Carroll wants the Raiders to “have a good time” this week. Same routine, same message: bring the right attitude, and the vibe will take care of itself. It is classic Carroll. It is also the kind of line that lands differently when a season is already over and the most valuable thing on the field is not a win, but a body part.
That is where Maxx Crosby comes in…
Carroll said the issue is “absolutely” settled. He called Crosby “amazing,” said he was “right there with him fighting the decisions,” and praised the pass rusher’s willingness to “put his body on the line no matter what.” He even admitted Crosby is not “always going to be the clearest” when he is in the middle of it.
Here is the uncomfortable truth: Crosby is not supposed to be clear. That is not his job. Crosby’s job is his obsession. The Raiders market that obsession. They sell “no plays off” as a brand. They celebrate it until the moment the bill comes due—until the franchise has to protect the player from the very trait it promotes. At the heart of the issue, that’s what it came down to. The Raiders had to protect No. 98 from himself.

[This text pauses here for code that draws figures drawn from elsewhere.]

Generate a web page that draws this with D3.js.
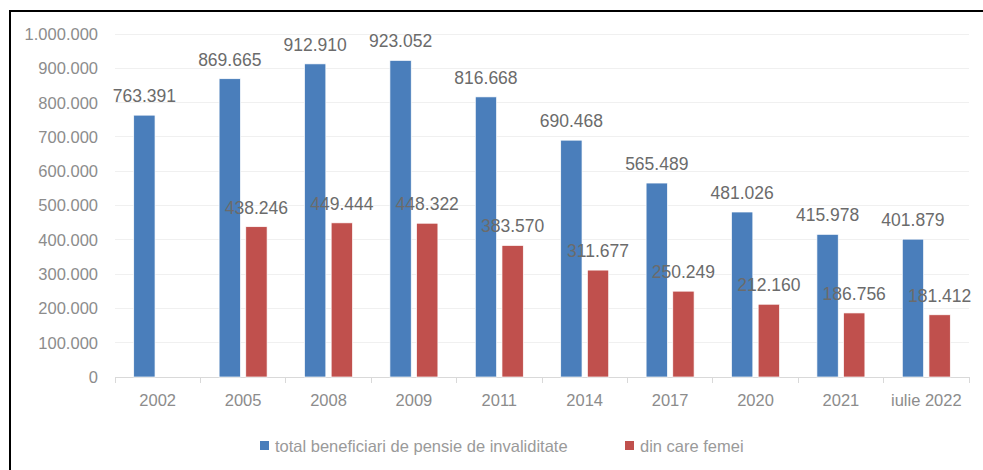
<!DOCTYPE html>
<meta charset="utf-8">
<style>
body { margin: 0; background: #fff; }
text { font-family: "Liberation Sans", Arial, sans-serif; }
.axis path, .axis line { fill: none; stroke: #d9d9d9; shape-rendering: crispEdges; }
.axis text { fill: #8c8c8c; font-size: 16.5px; }
</style>
<script src="https://d3js.org/d3.v7.min.js"></script>
<body>
<svg id="chart" width="983" height="470"></svg>
<script>
var years = ["2002", "2005", "2008", "2009", "2011", "2014", "2017", "2020", "2021", "iulie 2022"];
var total = [763391, 869665, 912910, 923052, 816668, 690468, 565489, 481026, 415978, 401879];
var femei = [null, 438246, 449444, 448322, 383570, 311677, 250249, 212160, 186756, 181412];
var seriesNames = ["total beneficiari de pensie de invaliditate", "din care femei"];
var colors = ["#4a7ebb", "#c0504d"];
var yTicks = [0, 100000, 200000, 300000, 400000, 500000, 600000, 700000, 800000, 900000, 1000000];

var svg = d3.select("#chart"),
    plotL = 115, plotR = 969, plotT = 34, plotB = 377;

var fmt = function(v) { return d3.format(",")(v).replace(/,/g, "."); };

// frame
svg.append("path")
  .attr("d", "M10,470V11H983")
  .attr("fill", "none")
  .attr("stroke", "#000")
  .attr("stroke-width", 2);

var x = d3.scaleBand().domain(years).range([plotL, plotR]);
var y = d3.scaleLinear().domain([0, 1000000]).range([plotB, plotT]);

// gridlines
svg.append("g").selectAll("line")
  .data(yTicks.slice(1))
  .enter().append("line")
  .attr("x1", plotL).attr("x2", plotR)
  .attr("y1", function(d) { return y(d); }).attr("y2", function(d) { return y(d); })
  .attr("stroke", "#f0f0f0")
  .attr("shape-rendering", "crispEdges");

// y axis labels
svg.append("g").selectAll("text")
  .data(yTicks)
  .enter().append("text")
  .attr("x", 98)
  .attr("y", function(d) { return y(d); })
  .attr("dy", "0.36em")
  .attr("text-anchor", "end")
  .attr("fill", "#8c8c8c")
  .style("font-size", "16.5px")
  .text(function(d) { return fmt(d); });

// x axis
var xAxis = svg.append("g")
  .attr("class", "axis")
  .attr("transform", "translate(0," + plotB + ")")
  .call(d3.axisBottom(x).tickSize(0).tickPadding(17));
xAxis.select(".domain").remove();
xAxis.append("line").attr("x1", plotL).attr("x2", plotR).attr("y1", 0.5).attr("y2", 0.5);
xAxis.selectAll(".sep")
  .data(d3.range(years.length + 1))
  .enter().append("line")
  .attr("x1", function(i) { return plotL + i * x.bandwidth(); })
  .attr("x2", function(i) { return plotL + i * x.bandwidth(); })
  .attr("y1", 0).attr("y2", 6);

var sub = d3.scaleBand().domain([0, 1]).range([0, 48]).paddingInner(0.2);
var groupOff = (x.bandwidth() - 48) / 2;

var rows = years.map(function(yr, i) { return {year: yr, vals: [total[i], femei[i]]}; });

var g = svg.append("g");
rows.forEach(function(r) {
  r.vals.forEach(function(v, k) {
    if (v == null) return;
    var bx = x(r.year) + groupOff + sub(k);
    g.append("rect")
      .attr("x", bx)
      .attr("y", y(v))
      .attr("width", sub.bandwidth())
      .attr("height", plotB - y(v))
      .attr("fill", colors[k])
      .attr("stroke", "#fff")
      .attr("stroke-width", 0.7);
  });
});
rows.forEach(function(r) {
  r.vals.forEach(function(v, k) {
    if (v == null) return;
    var bx = x(r.year) + groupOff + sub(k);
    g.append("text")
      .attr("x", bx + sub.bandwidth() / 2)
      .attr("y", y(v) - 13)
      .attr("text-anchor", "middle")
      .attr("fill", "#6b6b6b")
      .style("font-size", "17.5px")
      .text(fmt(v));
  });
});

// legend
var legX = [260, 625];
var leg = svg.append("g");
seriesNames.forEach(function(n, k) {
  leg.append("rect")
    .attr("x", legX[k]).attr("y", 441)
    .attr("width", 9).attr("height", 9)
    .attr("fill", colors[k]);
  leg.append("text")
    .attr("x", legX[k] + 15).attr("y", 446)
    .attr("dy", "0.36em")
    .attr("fill", "#9a9a9a")
    .style("font-size", "16.5px")
    .text(n);
});
</script>
</body>
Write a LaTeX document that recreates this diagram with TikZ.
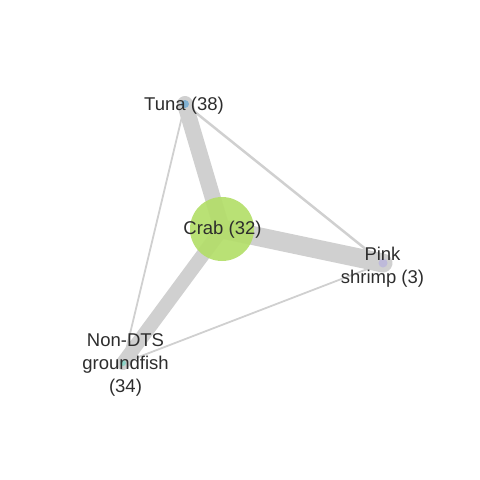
\documentclass[tikz,border=0pt]{standalone}
\usepackage{fontspec}
\setmainfont{Liberation Sans}
\usepackage{xcolor}
\usepackage{tikz}
\usetikzlibrary{backgrounds}

\definecolor{crabgreen}{HTML}{B3DE69}
\definecolor{tunablue}{HTML}{80B1D3}
\definecolor{shrimplilac}{HTML}{BEBADA}
\definecolor{fishteal}{HTML}{8DD3C7}
\definecolor{edgegrey}{RGB}{208,208,208}
\definecolor{labelgrey}{RGB}{45,45,45}

\begin{document}
\begin{tikzpicture}[x=1pt, y=-1pt,
    vertex/.style={circle, inner sep=0pt, draw=none},
    vlabel/.style={font=\fontsize{18.5}{23}\selectfont, text=labelgrey, align=center, inner sep=0pt},
    link/.style={draw=edgegrey, line cap=round},
]
\useasboundingbox (0,0) rectangle (480,480);

% Vertices
\node[vertex, fill=crabgreen, fill opacity=0.92, minimum size=64pt] (crab) at (222,229) {};
\node[vertex, fill=tunablue, minimum size=8pt] (tuna) at (185,104) {};
\node[vertex, fill=shrimplilac, minimum size=9pt] (shrimp) at (383,263) {};
\node[vertex, fill=fishteal, minimum size=6pt] (fish) at (123,363) {};

% Edges (under the vertices)
\begin{scope}[on background layer]
\draw[link, line width=16pt] (crab.center) -- (tuna.center);
\draw[link, line width=19pt] (crab.center) -- (shrimp.center);
\draw[link, line width=14pt] (crab.center) -- (fish.center);
\draw[link, line width=2.5pt] (tuna.center) -- (shrimp.center);
\draw[link, line width=1.8pt] (tuna.center) -- (fish.center);
\draw[link, line width=1.8pt] (fish.center) -- (shrimp.center);
\end{scope}

% Labels
\node[vlabel] (crablbl) at (222.5,230) {Crab (32)};
\node[vlabel] (tunalbl) at (184,106) {Tuna (38)};
\node[vlabel] (shrimplbl) at (382.5,267) {Pink\\shrimp (3)};
\node[vlabel] (fishlbl) at (125.5,365) {Non-DTS\\groundfish\\(34)};
\end{tikzpicture}
\end{document}
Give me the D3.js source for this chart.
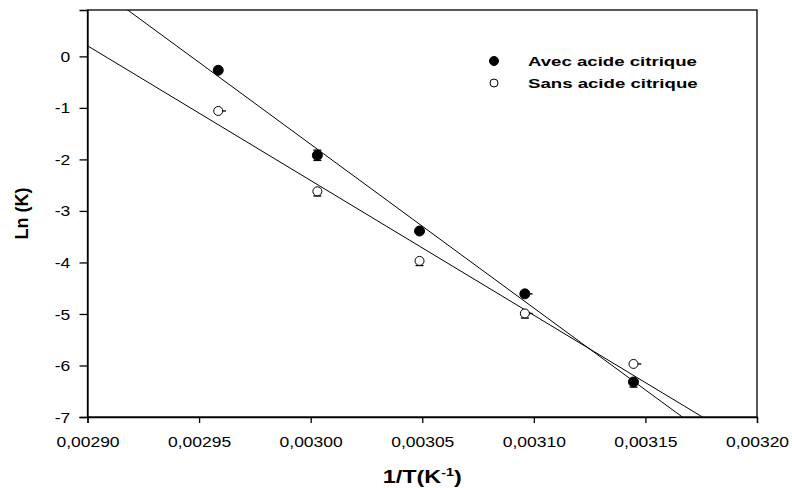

Carroll’s explanation reveals more than he likely intended. He framed the shutdown as a process with many hands on the wheel: doctors, the surgeon who may operate, and “everybody” contributing. That sounds responsible. It also sounds like an organization trying to spread ownership of a hard call, because hard calls create friction, and friction exposes power.
Who is actually running the Raiders?
If the Raiders are truly one aligned machine, nobody is “fighting the decisions.” There is debate, then direction. When the head coach says he fought a call that still went through, it is a reminder the building has more than one steering wheel.
That is the Raiders’ habit: mistaking tone for traction. They can preach attitude and promise “a big day,” but January only asks one question—who has final say when Crosby wants to run through a wall and the franchise needs him standing in September?
Crosby did what leaders do. He pushed. Carroll did what coaches do. He cleaned up the edges. The front office and medical side did what risk managers do: they pulled the plug.
Once again, the Raiders are asking their toughest player to accept a simple reality: this team still cannot match his urgency. The bigger question now is whether it ever will—or whether Crosby’s final days in Silver and Black are already here.